Given problem »
Give back exactly the lines running from the line that holds "Reproduce this chart with Plotly." through the line that holds "import plotly.graph_objects as go", ends included, and no other lines.

Records shown »

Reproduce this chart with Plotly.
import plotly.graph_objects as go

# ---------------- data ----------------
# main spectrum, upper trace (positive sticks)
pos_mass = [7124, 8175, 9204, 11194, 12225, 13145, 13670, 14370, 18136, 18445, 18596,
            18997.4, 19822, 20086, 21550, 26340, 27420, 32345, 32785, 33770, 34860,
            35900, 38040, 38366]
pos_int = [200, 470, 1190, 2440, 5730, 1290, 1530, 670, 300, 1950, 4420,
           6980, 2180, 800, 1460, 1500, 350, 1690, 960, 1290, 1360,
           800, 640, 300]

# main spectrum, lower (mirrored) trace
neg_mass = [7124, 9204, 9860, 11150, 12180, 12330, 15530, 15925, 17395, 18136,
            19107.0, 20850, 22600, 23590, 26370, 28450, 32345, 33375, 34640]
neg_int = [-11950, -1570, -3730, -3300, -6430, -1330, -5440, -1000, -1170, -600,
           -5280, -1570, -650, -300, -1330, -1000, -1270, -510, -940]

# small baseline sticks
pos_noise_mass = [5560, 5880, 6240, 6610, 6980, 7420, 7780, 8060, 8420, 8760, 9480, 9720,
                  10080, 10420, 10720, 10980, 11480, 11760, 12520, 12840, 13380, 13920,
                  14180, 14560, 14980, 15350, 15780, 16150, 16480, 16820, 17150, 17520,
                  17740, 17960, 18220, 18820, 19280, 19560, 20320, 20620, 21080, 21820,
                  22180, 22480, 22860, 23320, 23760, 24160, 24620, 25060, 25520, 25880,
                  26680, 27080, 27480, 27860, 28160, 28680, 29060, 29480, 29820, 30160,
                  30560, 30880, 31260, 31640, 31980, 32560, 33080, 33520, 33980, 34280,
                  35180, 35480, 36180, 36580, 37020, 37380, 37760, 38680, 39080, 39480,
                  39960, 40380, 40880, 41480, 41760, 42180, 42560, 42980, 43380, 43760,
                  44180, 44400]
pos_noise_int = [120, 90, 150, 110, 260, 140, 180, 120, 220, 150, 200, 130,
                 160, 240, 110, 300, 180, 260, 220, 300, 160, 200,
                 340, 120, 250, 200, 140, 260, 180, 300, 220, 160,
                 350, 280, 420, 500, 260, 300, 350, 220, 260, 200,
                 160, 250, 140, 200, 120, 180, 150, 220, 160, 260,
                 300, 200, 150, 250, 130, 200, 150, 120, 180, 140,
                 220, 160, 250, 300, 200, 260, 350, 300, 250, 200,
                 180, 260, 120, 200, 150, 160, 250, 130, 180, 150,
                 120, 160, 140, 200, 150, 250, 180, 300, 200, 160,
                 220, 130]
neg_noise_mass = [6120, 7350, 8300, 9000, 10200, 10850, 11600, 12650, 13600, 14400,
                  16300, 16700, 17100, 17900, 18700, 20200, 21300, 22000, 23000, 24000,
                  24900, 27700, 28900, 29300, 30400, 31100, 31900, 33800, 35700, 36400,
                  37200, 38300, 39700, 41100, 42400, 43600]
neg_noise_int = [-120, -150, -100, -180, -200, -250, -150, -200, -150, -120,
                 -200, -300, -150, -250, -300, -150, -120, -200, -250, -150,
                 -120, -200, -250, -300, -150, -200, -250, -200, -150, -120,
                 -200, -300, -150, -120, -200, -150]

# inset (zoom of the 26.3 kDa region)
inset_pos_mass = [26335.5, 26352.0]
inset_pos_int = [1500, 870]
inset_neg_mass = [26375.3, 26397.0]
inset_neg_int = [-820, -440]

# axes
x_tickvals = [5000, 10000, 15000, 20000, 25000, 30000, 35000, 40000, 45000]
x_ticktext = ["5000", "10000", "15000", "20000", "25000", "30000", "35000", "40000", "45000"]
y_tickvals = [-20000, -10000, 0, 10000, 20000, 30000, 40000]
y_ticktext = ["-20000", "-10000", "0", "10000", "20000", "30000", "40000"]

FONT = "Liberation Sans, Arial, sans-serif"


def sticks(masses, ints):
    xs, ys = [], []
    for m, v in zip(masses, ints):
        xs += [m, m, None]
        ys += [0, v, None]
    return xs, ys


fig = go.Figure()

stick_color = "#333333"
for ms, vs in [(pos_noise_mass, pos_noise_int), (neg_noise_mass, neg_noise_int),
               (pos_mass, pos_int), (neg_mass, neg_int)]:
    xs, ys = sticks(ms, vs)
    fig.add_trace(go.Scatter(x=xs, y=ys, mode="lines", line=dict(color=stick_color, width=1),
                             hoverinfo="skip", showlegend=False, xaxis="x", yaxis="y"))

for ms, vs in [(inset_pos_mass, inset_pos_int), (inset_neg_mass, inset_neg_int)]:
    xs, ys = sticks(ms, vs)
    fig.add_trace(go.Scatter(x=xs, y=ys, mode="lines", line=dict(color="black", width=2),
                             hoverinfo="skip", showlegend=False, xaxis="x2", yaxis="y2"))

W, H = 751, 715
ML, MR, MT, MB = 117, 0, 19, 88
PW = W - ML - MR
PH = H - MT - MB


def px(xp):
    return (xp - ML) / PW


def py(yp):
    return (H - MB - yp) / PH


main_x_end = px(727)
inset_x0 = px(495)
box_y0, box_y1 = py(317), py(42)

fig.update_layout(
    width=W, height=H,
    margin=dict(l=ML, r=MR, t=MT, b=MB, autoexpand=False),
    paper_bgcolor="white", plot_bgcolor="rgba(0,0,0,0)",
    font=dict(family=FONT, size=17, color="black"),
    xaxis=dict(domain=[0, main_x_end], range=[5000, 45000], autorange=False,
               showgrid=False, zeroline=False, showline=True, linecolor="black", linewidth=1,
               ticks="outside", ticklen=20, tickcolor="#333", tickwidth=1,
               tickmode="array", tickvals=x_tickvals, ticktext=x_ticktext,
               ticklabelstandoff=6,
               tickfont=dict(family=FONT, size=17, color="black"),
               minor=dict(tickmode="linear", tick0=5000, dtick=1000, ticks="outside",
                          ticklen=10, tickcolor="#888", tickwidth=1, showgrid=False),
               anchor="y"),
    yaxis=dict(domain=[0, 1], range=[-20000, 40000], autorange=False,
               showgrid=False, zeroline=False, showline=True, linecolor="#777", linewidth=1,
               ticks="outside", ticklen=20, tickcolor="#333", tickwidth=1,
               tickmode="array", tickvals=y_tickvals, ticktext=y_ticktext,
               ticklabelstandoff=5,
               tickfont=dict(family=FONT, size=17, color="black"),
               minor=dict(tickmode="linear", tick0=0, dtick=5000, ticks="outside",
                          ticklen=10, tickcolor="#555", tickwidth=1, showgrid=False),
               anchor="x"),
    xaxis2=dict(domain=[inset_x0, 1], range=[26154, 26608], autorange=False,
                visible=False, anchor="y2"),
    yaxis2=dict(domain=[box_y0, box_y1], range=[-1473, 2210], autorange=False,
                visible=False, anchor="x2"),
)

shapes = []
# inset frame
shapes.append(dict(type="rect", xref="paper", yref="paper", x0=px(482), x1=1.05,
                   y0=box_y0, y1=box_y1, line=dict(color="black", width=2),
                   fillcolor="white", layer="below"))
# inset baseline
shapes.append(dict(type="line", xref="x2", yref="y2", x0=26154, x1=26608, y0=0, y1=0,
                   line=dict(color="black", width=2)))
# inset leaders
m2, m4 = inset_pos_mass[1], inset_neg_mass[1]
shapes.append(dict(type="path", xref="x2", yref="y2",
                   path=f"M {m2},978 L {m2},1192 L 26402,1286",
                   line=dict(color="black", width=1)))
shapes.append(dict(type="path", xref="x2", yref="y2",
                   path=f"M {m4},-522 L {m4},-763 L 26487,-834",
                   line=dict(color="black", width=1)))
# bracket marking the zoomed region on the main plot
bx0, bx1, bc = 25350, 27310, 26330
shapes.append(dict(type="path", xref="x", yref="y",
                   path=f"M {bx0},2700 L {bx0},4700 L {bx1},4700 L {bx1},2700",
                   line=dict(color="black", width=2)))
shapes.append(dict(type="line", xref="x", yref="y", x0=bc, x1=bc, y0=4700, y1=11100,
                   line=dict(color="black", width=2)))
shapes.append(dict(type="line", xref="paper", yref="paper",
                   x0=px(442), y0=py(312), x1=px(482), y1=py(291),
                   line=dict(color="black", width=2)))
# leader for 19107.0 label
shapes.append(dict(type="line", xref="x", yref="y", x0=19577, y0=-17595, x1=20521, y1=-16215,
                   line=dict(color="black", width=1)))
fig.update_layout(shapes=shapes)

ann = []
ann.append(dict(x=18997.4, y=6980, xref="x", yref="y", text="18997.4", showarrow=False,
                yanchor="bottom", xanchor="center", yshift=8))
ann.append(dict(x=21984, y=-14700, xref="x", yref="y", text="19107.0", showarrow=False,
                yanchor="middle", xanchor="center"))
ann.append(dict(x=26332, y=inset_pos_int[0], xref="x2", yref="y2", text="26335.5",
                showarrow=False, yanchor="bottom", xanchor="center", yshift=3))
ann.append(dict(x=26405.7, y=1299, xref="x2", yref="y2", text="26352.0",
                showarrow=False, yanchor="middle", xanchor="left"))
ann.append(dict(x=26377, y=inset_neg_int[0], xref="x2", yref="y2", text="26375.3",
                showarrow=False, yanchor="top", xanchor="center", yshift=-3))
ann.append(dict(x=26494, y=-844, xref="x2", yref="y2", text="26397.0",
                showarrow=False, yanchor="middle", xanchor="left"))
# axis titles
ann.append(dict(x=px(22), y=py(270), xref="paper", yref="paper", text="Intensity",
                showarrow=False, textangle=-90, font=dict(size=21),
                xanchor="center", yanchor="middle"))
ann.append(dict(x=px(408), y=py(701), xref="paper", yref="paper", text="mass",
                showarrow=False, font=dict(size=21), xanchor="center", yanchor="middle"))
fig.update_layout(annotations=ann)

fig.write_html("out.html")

* * *

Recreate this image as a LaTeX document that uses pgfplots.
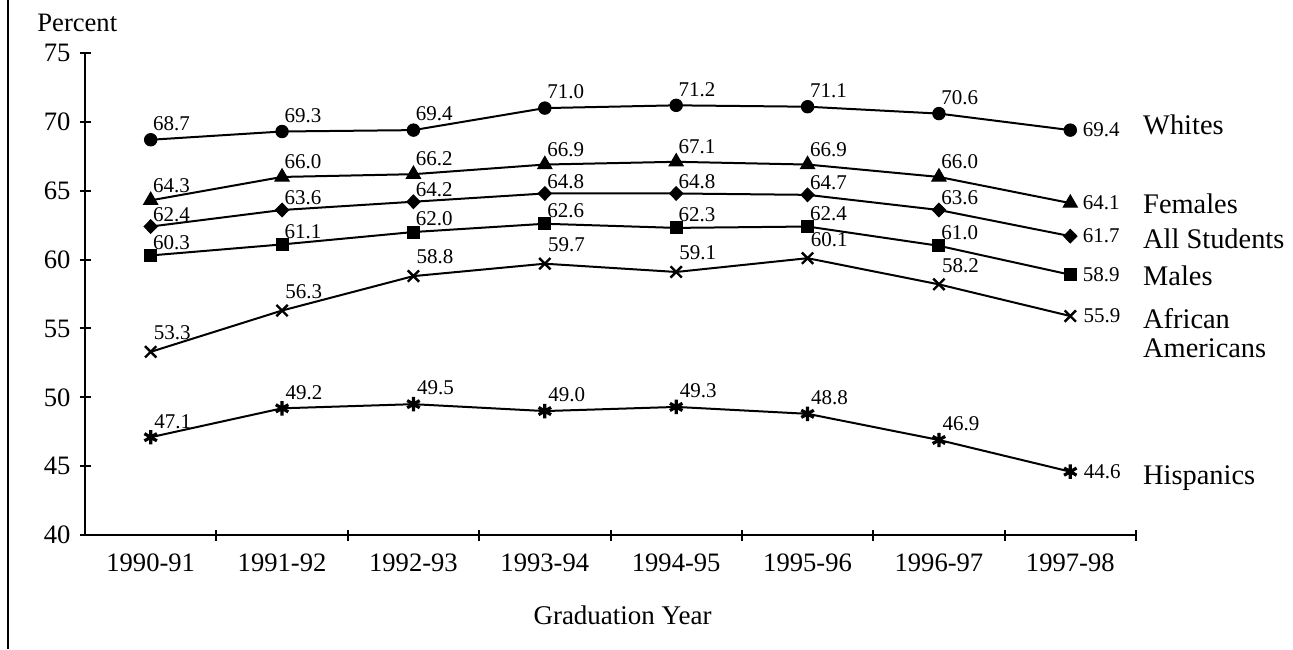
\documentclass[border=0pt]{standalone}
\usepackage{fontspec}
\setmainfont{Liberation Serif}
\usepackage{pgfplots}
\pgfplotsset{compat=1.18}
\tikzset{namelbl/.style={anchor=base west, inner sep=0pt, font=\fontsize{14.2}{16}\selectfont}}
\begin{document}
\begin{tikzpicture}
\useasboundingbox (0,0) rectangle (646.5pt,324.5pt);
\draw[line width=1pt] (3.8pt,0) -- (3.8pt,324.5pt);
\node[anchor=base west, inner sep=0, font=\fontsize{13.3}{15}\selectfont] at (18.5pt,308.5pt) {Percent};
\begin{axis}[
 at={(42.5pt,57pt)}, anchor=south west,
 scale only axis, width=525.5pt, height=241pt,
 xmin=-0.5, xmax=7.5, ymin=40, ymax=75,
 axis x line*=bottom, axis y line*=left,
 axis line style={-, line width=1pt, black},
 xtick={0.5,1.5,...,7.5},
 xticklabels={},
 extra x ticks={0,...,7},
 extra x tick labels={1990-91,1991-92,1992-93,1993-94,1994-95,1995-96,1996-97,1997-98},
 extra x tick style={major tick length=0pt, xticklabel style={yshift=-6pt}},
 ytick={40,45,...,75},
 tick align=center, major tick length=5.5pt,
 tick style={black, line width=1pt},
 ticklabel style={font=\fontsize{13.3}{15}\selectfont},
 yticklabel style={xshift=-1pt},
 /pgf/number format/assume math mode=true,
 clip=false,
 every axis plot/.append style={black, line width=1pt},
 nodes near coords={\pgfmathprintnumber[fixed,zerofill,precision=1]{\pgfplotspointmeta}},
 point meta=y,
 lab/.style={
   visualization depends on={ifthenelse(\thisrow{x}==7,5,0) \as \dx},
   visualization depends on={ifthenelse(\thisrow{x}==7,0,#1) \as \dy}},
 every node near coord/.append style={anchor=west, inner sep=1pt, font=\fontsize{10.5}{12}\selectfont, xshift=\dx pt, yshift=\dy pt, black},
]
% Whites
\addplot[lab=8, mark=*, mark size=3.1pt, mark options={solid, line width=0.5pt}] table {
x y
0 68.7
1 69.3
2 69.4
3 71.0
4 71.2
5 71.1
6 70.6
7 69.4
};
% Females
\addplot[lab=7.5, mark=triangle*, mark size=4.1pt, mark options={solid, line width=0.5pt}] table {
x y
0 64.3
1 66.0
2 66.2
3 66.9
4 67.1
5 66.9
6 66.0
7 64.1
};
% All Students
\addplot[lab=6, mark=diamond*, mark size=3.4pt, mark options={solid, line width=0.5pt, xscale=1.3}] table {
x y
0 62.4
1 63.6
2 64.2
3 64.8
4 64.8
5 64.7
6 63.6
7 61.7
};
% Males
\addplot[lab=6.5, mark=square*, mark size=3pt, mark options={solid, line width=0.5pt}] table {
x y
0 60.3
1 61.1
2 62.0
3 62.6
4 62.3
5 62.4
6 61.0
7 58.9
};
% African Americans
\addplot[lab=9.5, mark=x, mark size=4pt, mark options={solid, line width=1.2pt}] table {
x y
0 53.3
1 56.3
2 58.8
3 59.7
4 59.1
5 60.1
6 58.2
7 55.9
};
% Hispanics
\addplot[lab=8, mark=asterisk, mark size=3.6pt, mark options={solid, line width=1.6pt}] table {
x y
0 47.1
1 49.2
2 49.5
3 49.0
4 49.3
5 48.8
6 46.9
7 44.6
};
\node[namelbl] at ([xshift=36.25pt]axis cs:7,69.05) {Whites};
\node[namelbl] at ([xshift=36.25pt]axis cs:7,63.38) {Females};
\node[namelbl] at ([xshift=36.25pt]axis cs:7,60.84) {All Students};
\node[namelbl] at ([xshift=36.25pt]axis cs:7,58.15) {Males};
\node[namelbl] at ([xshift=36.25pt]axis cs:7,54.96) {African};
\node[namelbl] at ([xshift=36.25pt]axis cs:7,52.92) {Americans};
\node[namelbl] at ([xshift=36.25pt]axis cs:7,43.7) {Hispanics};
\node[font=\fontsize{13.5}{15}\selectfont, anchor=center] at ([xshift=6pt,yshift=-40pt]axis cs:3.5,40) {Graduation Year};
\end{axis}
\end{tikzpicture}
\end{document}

--

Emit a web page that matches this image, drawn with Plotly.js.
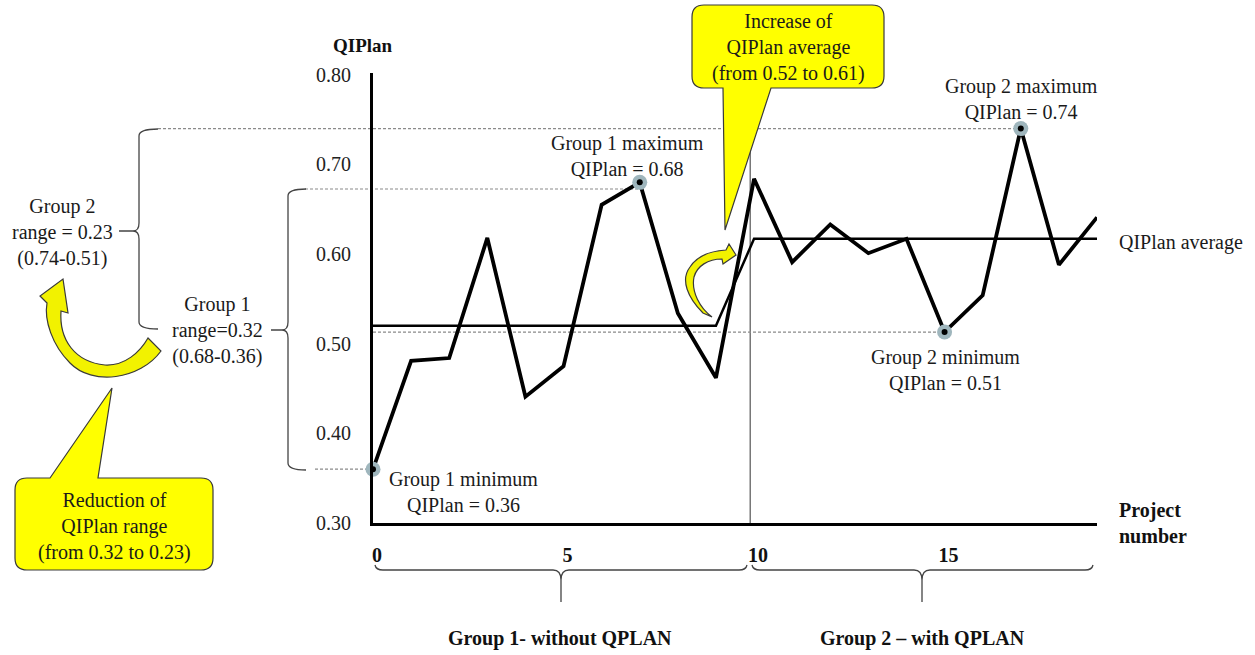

Correct result »
Reproduce this chart with Plotly.
import plotly.graph_objects as go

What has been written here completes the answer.